A: It really comes down to this concept of ease, and I preach this to all of my teams. If we're going to deploy or create any value, it has to solve a problem or be effective. It should be automated, not be done with people. If we can do it without people, the better for us.

"If we're going to deploy or create any value, it has to solve a problem... It should be automated."

Overall everything needs to be simple, because IT, tracking entitlements, purchasing products, creating statements of work, and managing products is complex. We should drive for simplicity, and ultimately be efficient, and efficient not just in the ordering process, but also in usability of our application.

Q: At first, the software vendors you work with were skeptical of your ecosystem strategy. How did you convince them it was valuable?

A: We wanted our software vendors to be able to sell to our customers through us, to focus on building, entitlement, the ability to market for our vendors, and make that a part of the ecosystem program. We went to test that with our vendors and they said, "You're getting involved in my buy chain. This is weird."

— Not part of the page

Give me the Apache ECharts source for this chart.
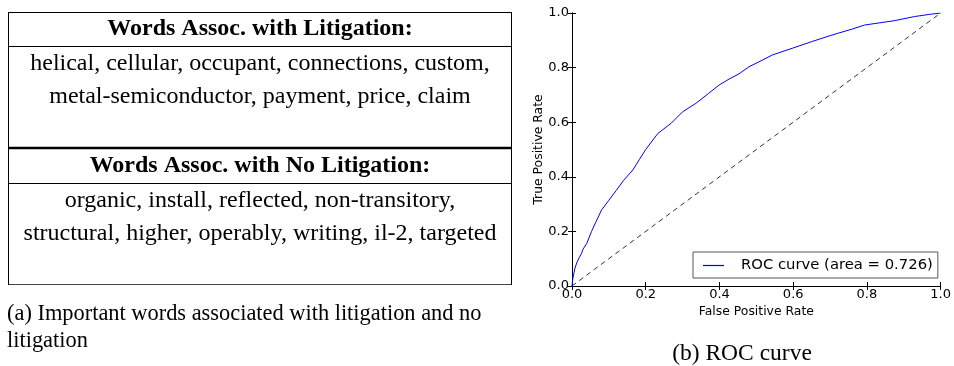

We're able to articulate to them, "Do you like contracting?" No. "Do you like marketing through Google SEO and spending all of this money on cost of acquisition when you have a buying customer right here?" No. Ultimately, we just want to talk to your customer for you to make the buying process easier. 

Sure enough, the software vendors turned around and said, "Yes, this definitely works for us.” This business case works especially well if you're growing your subscriber base.

Q: What benefits does a platform strategy deliver?

A: When you start to automate, and you take people out of the process as much as you can, you get to unlock a level of scalability that was impossible before. And the way you win is finding scale. It's about having people wanting to innovate on your platform and making those products sticky, and then the platform acts as a rising tide that lifts everyone up.

It's not about making more money than your software partners, or completely owning the total purchasing power of your subscriber. It's about making sure that the experiences that you're delivering are easy, or that they're efficient, they're simple, they're automated, and everybody wins. This is a real key tenet of what Atlassian and Salesforce are doing. They make sure that their partners are more profitable than they are through the platform experience.

Not only that, but our pre‑sales engineers are spending less time talking to the customers about how to do something, and more time offering strategic advice. That starts to raise the entire value of what iCIMS brings to our customer base.

"We have not had to grow our pre‑sales SE organization as our company went from 2,000 customers to 4,000." 

We’re also impacting the operations and business of iCIMS by bringing in deployment technology. On the frontend of it, we have not had to grow our pre‑sales SE organization as our company went from 2,000 customers to 4,000. Then, on the software vendor side, our referral business has grown 40 percent year over year for the past three years since we started building out our platform strategy.

Q: What are your recommendations for other companies considering a platform strategy?

A: You've got to think about scale. If you’re doing 10 partners now, what happens when you do 1,000 partners? You can’t have legal redlines, and that's the same when it comes down to automation. When your customer is going to make a purchase, do they need a paper‑based process and a big complicated discounting scheme, or can they just try or buy it now? 

Also think about measurement. If you don't know how or what to measure, then you at least need to have a hypothesis to test. Say, "Okay, we've made this investment. Are things getting better for you guys? Is it speeding up the process, is it easier to sell or deploy a product?” Continually ask the question, and if you're not getting a yes, then you're probably not doing the right things.

It’s also important to know that taking a phased approach is okay. If you try to eat the elephant out of the gates, if we went for an automated fully "buy now" experience that's API‑based and yada, yada, yada, we would have never gotten started. Focus on one area to start.

All of us have limited resources. We've got limited smart people and intelligence. We'd love to have an unlimited budget, but it's just not reality. From a product perspective, what we've done is focus around a unified strategy and made the decision to invest where we truly want to differentiate.

Q: The “build versus buy” question always looms large for companies that are considering a platform strategy. Why did you decide to partner with AppDirect?

A: The first question we asked ourselves was: "Is it really a value differentiation if we had to build the technology?" And the answer was no.

We asked ourselves was: "Is it really a value differentiation if we had to build the technology?" And the answer was no.

The second question we asked was: "Do you want to keep a product team, a strategic research team, and everybody looking at the market and where it's going to stay ahead of what we need from today?" That really made our team say, "Oh, yeah. That's not too exciting to us."

Just be honest with yourselves and say, “Yeah, we have software developers, and we’re building the best application tracking system. But platforms are not our expertise.” I think that's why we were able to have a good, honest conversation below our CTO, at our engineering level, and we said, "There's another way. Let's investigate the buy option."

Our space to innovate is in talent and inside of our application and our workflow. Can we find a partner that thinks like us and can somebody do this marketplace thing? That's how we came to find AppDirect and launched our iCIMS UNIFi Marketplace. And we're seeing some great results.